I bounced across the planking, and Rainbow, who’d waded into the creek, lost her footing and began floating downstream. “Dog!” Pete yelled. I ran to the far shoreline and yelled her name. The brush was thick, so I lost sight of her. Thankfully, she popped out onto the shore and shook herself off. There was, I noted, a small waterfall 100-or-so yards from where Pete and I were standing. Rainbow would have been pummeled to death by the current’s hydraulics if she’d gone over the edge.
We decided to ride downtrail and seek an easier way across the creek. This appeared to be impossible, so we elected to do the bridge crossing. Pete and I tied up the horses and Rainbow, and then removed Signy’s pack. I first lead Siggi across and tied him to a tree. Pete attempted to lead Raudi across, but of course, she balked. I fed her a handful of grass, which relaxed her some, then slapped her on the butt. She skittered across the bridge, nearly knocking Pete over. Lastly, Pete led Signy across.
After all three horses were safely across, two guys appeared and helped us carry the packs to the far side of the bridge. Then two hikers joined in on the post-bridge crossing conversation. The hikers suggested that rather than travel on the nearby, heavily-trafficked road, which our map showed as the route, that we instead take the nearby ridge trail. I was dubious about this, since it appeared from below as though there we’d be riding on a narrow ledge. However, I went along with Pete’s suggestion that we check it out because I wasn’t up for the alternative, which was to ride alongside the heavily-trafficked road.
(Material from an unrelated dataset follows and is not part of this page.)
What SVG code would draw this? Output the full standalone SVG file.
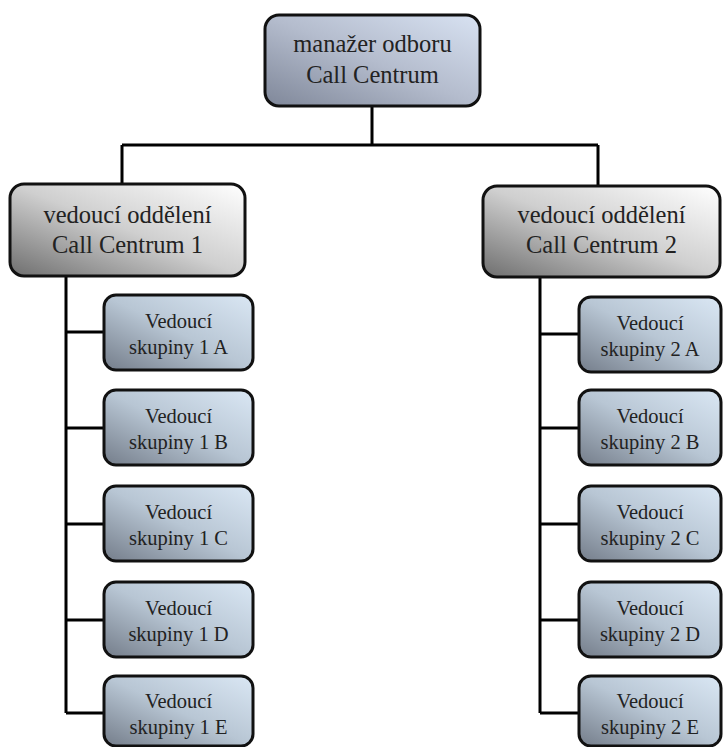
<svg xmlns="http://www.w3.org/2000/svg" width="723" height="747" viewBox="0 0 723 747">
<defs>
<linearGradient id="gTop" x1="0" y1="1" x2="1" y2="0">
<stop offset="0" stop-color="#7f8799"/>
<stop offset="0.5" stop-color="#b4bccd"/>
<stop offset="1" stop-color="#d8e2f2"/>
</linearGradient>
<linearGradient id="gMid" x1="0" y1="1" x2="1" y2="0">
<stop offset="0" stop-color="#6e6e6e"/>
<stop offset="0.5" stop-color="#cfcfcf"/>
<stop offset="1" stop-color="#ffffff"/>
</linearGradient>
<linearGradient id="gLeaf" x1="0" y1="1" x2="1" y2="0">
<stop offset="0" stop-color="#747d8a"/>
<stop offset="0.5" stop-color="#b8c6d4"/>
<stop offset="1" stop-color="#dae7f4"/>
</linearGradient>
</defs>
<style>
.box{stroke:#111;stroke-width:3}
.top{fill:url(#gTop)}
.mid{fill:url(#gMid)}
.leaf{fill:url(#gLeaf)}
text{font-family:'Liberation Serif','DejaVu Serif',serif;fill:#222;text-anchor:middle}
.big{font-size:24.5px}
.small{font-size:20.5px}
.conn{stroke:#000;stroke-width:3;fill:none}
</style>
<g id="connectors">
<path class="conn" d="M372,106 V145 M122,145 H598 M122,145 V184 M598,145 V186"/>
<path class="conn" d="M66,276 V713 M66,332 H104 M66,428 H104 M66,524 H104 M66,620 H104 M66,713 H104"/>
<path class="conn" d="M540,277 V713 M540,334 H579 M540,428 H579 M540,524 H579 M540,620 H579 M540,713 H579"/>
</g>
<g id="manager">
<rect class="box top" x="265" y="15" width="215" height="91" rx="14"/>
<text class="big" x="372.5" y="52" font-family="Liberation Serif, serif">manažer odboru</text>
<text class="big" x="372.5" y="83" font-family="Liberation Serif, serif">Call Centrum</text>
</g>
<g id="dept1">
<rect class="box mid" x="10" y="184" width="235" height="92" rx="14"/>
<text class="big" x="127.5" y="223">vedoucí oddělení</text>
<text class="big" x="127.5" y="253">Call Centrum 1</text>
</g>
<g id="dept2">
<rect class="box mid" x="483" y="186" width="237" height="91" rx="14"/>
<text class="big" x="601.5" y="223">vedoucí oddělení</text>
<text class="big" x="601.5" y="253">Call Centrum 2</text>
</g>
<g id="g1a"><rect class="box leaf" x="104" y="295" width="149" height="75" rx="12"/><text class="small" x="178.5" y="328">Vedoucí</text><text class="small" x="178.5" y="354">skupiny 1 A</text></g>
<g id="g1b"><rect class="box leaf" x="104" y="390" width="149" height="75" rx="12"/><text class="small" x="178.5" y="423">Vedoucí</text><text class="small" x="178.5" y="449">skupiny 1 B</text></g>
<g id="g1c"><rect class="box leaf" x="104" y="486" width="149" height="75" rx="12"/><text class="small" x="178.5" y="519">Vedoucí</text><text class="small" x="178.5" y="545">skupiny 1 C</text></g>
<g id="g1d"><rect class="box leaf" x="104" y="582" width="149" height="75" rx="12"/><text class="small" x="178.5" y="615">Vedoucí</text><text class="small" x="178.5" y="641">skupiny 1 D</text></g>
<g id="g1e"><rect class="box leaf" x="104" y="676" width="149" height="70" rx="12"/><text class="small" x="178.5" y="708">Vedoucí</text><text class="small" x="178.5" y="734">skupiny 1 E</text></g>
<g id="g2a"><rect class="box leaf" x="579" y="297" width="142" height="75" rx="12"/><text class="small" x="650" y="330">Vedoucí</text><text class="small" x="650" y="356">skupiny 2 A</text></g>
<g id="g2b"><rect class="box leaf" x="579" y="390" width="142" height="75" rx="12"/><text class="small" x="650" y="423">Vedoucí</text><text class="small" x="650" y="449">skupiny 2 B</text></g>
<g id="g2c"><rect class="box leaf" x="579" y="486" width="142" height="75" rx="12"/><text class="small" x="650" y="519">Vedoucí</text><text class="small" x="650" y="545">skupiny 2 C</text></g>
<g id="g2d"><rect class="box leaf" x="579" y="582" width="142" height="75" rx="12"/><text class="small" x="650" y="615">Vedoucí</text><text class="small" x="650" y="641">skupiny 2 D</text></g>
<g id="g2e"><rect class="box leaf" x="579" y="676" width="142" height="70" rx="12"/><text class="small" x="650" y="708">Vedoucí</text><text class="small" x="650" y="734">skupiny 2 E</text></g>
</svg>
And so, there we embarked on yet another long, steep climb. We called it a day 6 p.m., stopping at what I called the Power line Trail.
I contended that this campsite had bad ju ju. It was also sodden, brushy, and had considerable deadfall. I’d just hobbled Siggi and Signy when it happened—there was a loud thrashing noise on the side of the trail, followed for someone yelling “Apollo!” Although hobbled, Raudi immediately took flight. Pete and I ran after her, and on the way down trail we spotted a man on the right-hand side of the trail. He was holding a snarling white mastiff by its collar. Raudi, after running a half of mile or so, turned and came back to us. The man, who was still at the trail’s edge, said something about having lost a horse. We didn’t say anything, but rather, returned to our campsite. We never found out what was up with the dog owner, or if he found his horse.